** Begin Source data **
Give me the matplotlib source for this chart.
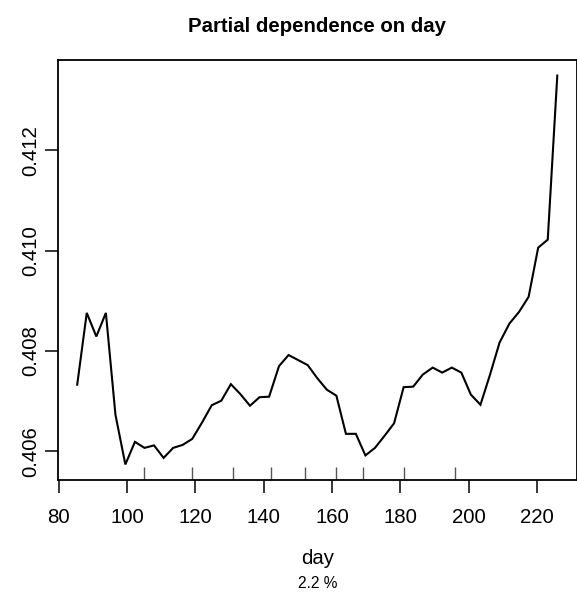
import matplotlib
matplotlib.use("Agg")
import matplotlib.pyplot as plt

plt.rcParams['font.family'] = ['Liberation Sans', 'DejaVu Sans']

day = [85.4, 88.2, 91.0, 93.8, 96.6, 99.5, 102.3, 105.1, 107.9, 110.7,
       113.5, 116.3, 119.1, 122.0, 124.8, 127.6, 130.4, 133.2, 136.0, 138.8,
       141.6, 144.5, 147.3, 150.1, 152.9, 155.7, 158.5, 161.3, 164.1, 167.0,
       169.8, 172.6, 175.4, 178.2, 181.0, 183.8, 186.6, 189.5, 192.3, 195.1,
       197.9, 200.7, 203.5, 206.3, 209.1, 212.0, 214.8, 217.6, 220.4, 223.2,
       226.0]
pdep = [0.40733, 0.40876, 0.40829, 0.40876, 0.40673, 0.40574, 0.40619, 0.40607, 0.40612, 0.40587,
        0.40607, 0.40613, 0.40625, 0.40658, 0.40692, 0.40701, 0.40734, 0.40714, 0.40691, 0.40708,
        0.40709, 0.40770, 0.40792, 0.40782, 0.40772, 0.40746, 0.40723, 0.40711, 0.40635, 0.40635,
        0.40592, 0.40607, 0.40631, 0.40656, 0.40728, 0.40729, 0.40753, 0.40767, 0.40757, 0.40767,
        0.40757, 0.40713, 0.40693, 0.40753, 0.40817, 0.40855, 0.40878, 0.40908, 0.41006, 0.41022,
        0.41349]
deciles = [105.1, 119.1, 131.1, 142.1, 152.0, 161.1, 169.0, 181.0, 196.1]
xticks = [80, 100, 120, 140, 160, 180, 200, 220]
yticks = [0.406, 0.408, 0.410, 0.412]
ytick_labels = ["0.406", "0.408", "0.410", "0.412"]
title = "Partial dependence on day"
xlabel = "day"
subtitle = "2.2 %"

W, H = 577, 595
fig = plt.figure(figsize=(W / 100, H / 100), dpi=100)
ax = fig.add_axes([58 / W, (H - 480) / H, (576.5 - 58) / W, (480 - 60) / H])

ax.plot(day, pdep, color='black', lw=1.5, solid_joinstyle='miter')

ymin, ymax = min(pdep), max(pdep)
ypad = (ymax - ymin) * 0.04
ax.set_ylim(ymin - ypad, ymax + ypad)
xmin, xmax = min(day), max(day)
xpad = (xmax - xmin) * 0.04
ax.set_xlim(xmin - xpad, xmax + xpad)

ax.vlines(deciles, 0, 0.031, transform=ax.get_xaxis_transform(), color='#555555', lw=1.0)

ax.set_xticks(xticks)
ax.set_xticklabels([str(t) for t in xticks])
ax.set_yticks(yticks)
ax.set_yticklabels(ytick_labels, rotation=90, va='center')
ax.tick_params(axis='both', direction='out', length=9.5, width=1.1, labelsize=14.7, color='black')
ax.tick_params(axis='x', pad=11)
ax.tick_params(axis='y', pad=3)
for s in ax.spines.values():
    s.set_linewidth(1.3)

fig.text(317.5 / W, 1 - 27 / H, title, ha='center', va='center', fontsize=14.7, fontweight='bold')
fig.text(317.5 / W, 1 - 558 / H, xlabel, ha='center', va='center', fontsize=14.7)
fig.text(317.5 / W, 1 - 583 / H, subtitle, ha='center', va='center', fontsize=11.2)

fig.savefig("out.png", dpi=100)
** End Source data **
- _Aim_:
Exclude the images and reproduce the remaining data exactly.

- _The result_:
Give me the matplotlib source for this chart.
import matplotlib
matplotlib.use("Agg")
import matplotlib.pyplot as plt

plt.rcParams['font.family'] = ['Liberation Sans', 'DejaVu Sans']

day = [85.4, 88.2, 91.0, 93.8, 96.6, 99.5, 102.3, 105.1, 107.9, 110.7,
       113.5, 116.3, 119.1, 122.0, 124.8, 127.6, 130.4, 133.2, 136.0, 138.8,
       141.6, 144.5, 147.3, 150.1, 152.9, 155.7, 158.5, 161.3, 164.1, 167.0,
       169.8, 172.6, 175.4, 178.2, 181.0, 183.8, 186.6, 189.5, 192.3, 195.1,
       197.9, 200.7, 203.5, 206.3, 209.1, 212.0, 214.8, 217.6, 220.4, 223.2,
       226.0]
pdep = [0.40733, 0.40876, 0.40829, 0.40876, 0.40673, 0.40574, 0.40619, 0.40607, 0.40612, 0.40587,
        0.40607, 0.40613, 0.40625, 0.40658, 0.40692, 0.40701, 0.40734, 0.40714, 0.40691, 0.40708,
        0.40709, 0.40770, 0.40792, 0.40782, 0.40772, 0.40746, 0.40723, 0.40711, 0.40635, 0.40635,
        0.40592, 0.40607, 0.40631, 0.40656, 0.40728, 0.40729, 0.40753, 0.40767, 0.40757, 0.40767,
        0.40757, 0.40713, 0.40693, 0.40753, 0.40817, 0.40855, 0.40878, 0.40908, 0.41006, 0.41022,
        0.41349]
deciles = [105.1, 119.1, 131.1, 142.1, 152.0, 161.1, 169.0, 181.0, 196.1]
xticks = [80, 100, 120, 140, 160, 180, 200, 220]
yticks = [0.406, 0.408, 0.410, 0.412]
ytick_labels = ["0.406", "0.408", "0.410", "0.412"]
title = "Partial dependence on day"
xlabel = "day"
subtitle = "2.2 %"

W, H = 577, 595
fig = plt.figure(figsize=(W / 100, H / 100), dpi=100)
ax = fig.add_axes([58 / W, (H - 480) / H, (576.5 - 58) / W, (480 - 60) / H])

ax.plot(day, pdep, color='black', lw=1.5, solid_joinstyle='miter')

ymin, ymax = min(pdep), max(pdep)
ypad = (ymax - ymin) * 0.04
ax.set_ylim(ymin - ypad, ymax + ypad)
xmin, xmax = min(day), max(day)
xpad = (xmax - xmin) * 0.04
ax.set_xlim(xmin - xpad, xmax + xpad)

ax.vlines(deciles, 0, 0.031, transform=ax.get_xaxis_transform(), color='#555555', lw=1.0)

ax.set_xticks(xticks)
ax.set_xticklabels([str(t) for t in xticks])
ax.set_yticks(yticks)
ax.set_yticklabels(ytick_labels, rotation=90, va='center')
ax.tick_params(axis='both', direction='out', length=9.5, width=1.1, labelsize=14.7, color='black')
ax.tick_params(axis='x', pad=11)
ax.tick_params(axis='y', pad=3)
for s in ax.spines.values():
    s.set_linewidth(1.3)

fig.text(317.5 / W, 1 - 27 / H, title, ha='center', va='center', fontsize=14.7, fontweight='bold')
fig.text(317.5 / W, 1 - 558 / H, xlabel, ha='center', va='center', fontsize=14.7)
fig.text(317.5 / W, 1 - 583 / H, subtitle, ha='center', va='center', fontsize=11.2)

fig.savefig("out.png", dpi=100)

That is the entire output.